The building was complete with windows, a front room, front door and roof extension. 

Photographs taken this week now show how the homeowner has significantly reduced the structure to the shape of a previously approved garage.

But the council originally ordered the family to totally demolish the structure, meaning the planning battle could be set to continue for some time. 

A woman who answered the door of the house refused to comment when approached but neighbours said the building work had been ongoing for weeks.

One resident, who did not want to be named, said: ‘It looks like they have finally complied with the order and thank goodness because it was an eyesore.

‘I was amazed they got away with it, so it’s nice to see that common sense has now prevailed.

‘They will be kicking themselves though, it must have cost them a few bob to throw that up in the first place and now having to pay to pull it mostly down.

The Singh family began downsizing their property after a failed appeal in which they argued there were only ‘minor’ differences to the agreed garage

The property was reportedly being used as a mini gym by the family, who contested the council’s ruling

Planners had originally given approval for a 5.3m x 4.6m garage to be built at the location, which the new building exceeded by several metres

‘It’s hard to have too much sympathy with them though as they were clearly in the wrong.

‘They’ve been working on it for a few weeks now and it certainly looks more like a garage.’

Another neighbour said: ‘We just assumed they had permission to do that in the first place.

‘You’re never happy to see extensions or new-builds going up blocking out sunlight or replacing gardens and trees but it’s just what people do.

‘But if it was only given permission to be a garage I cannot see how they thought they would ever get away with it.
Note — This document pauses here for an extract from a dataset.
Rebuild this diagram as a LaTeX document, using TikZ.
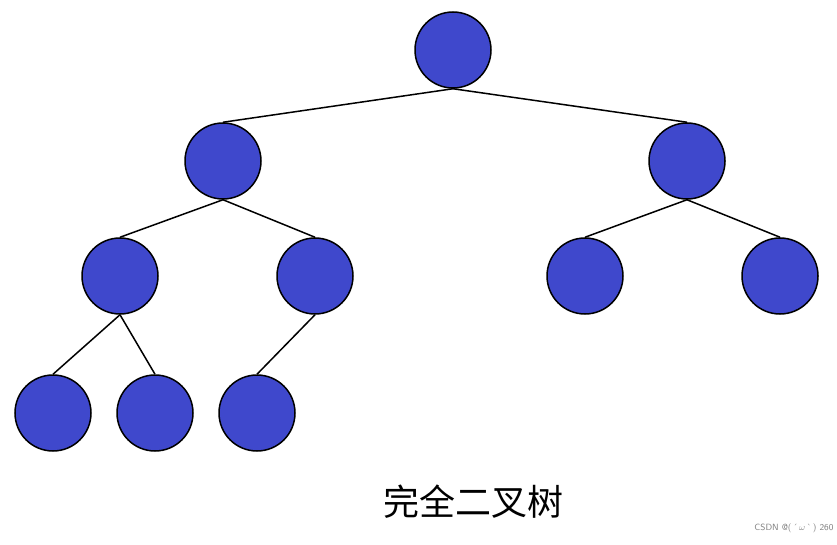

It’s clearly a house.

‘How on earth they were planning to pass that off as garage, God only knows.’

Mr Singh was given until July to get rid of the new building for being in breach of the original planning permission.

Planners had originally given approval for a 5.3m x 4.6m garage to be built at the location, which the new building exceeded by several metres.

Planning Inspector Thomas Shields wrote in his report after visiting the house last March: ‘The appellant’s case is that the building already benefits from planning permission granted by the council in 2019.

‘He argues that although there are differences between the approved plans for the garage and the appeal building they are minor differences.

‘The approved plans for the garage show a single storey detached garage with a footprint of 5.3m x 4.6m and a height of 3.6m.

Builders have been hard at work on the property in recent weeks, although it remains unclear whether the council will be satisfied with the finished building

‘It was also shown having a standard garage door to the front and no windows on any elevation.

‘In comparison with the approved garage the appeal building has a footprint of approximately 8.7m x 4.7m and a height of 5.3m.

‘Consequently, it is substantially larger than the approved building. It is not a minor difference.’

Mr Shields continued: ‘Instead of single-storey, the appeal building is 1.5 storeys and has two rooms in the roof, facilitated by an almost full-width box dormer.

‘Instead of a garage door, there is a pedestrian door into the front room and a tripartite bow window.

‘Two more windows in the rear elevation serve a separate, smaller room.

‘All of these differences, between what was approved, and what has been built, are not minor.

‘Since the appeal building bears little resemblance to the scale and design of the approved single-storey garage, it does not benefit from that planning permission.

‘The requirements of the notice are: demolish the entire unauthorised detached structure and remove all demolished building materials and rubble from the premises.’

A spokesperson for Birmingham City Council said: ‘The council is actively pursuing compliance with the Enforcement Notice.

‘It is a live case so there’s nothing more we can say at this stage.’

The council had said previously: ‘We served an EN (enforcement notice) for the demolition of the unauthorised structure when the owner lost at appeal.

‘We are in discussions with the owner re timeline. Compliance with the notice was due by July 1, 2022.’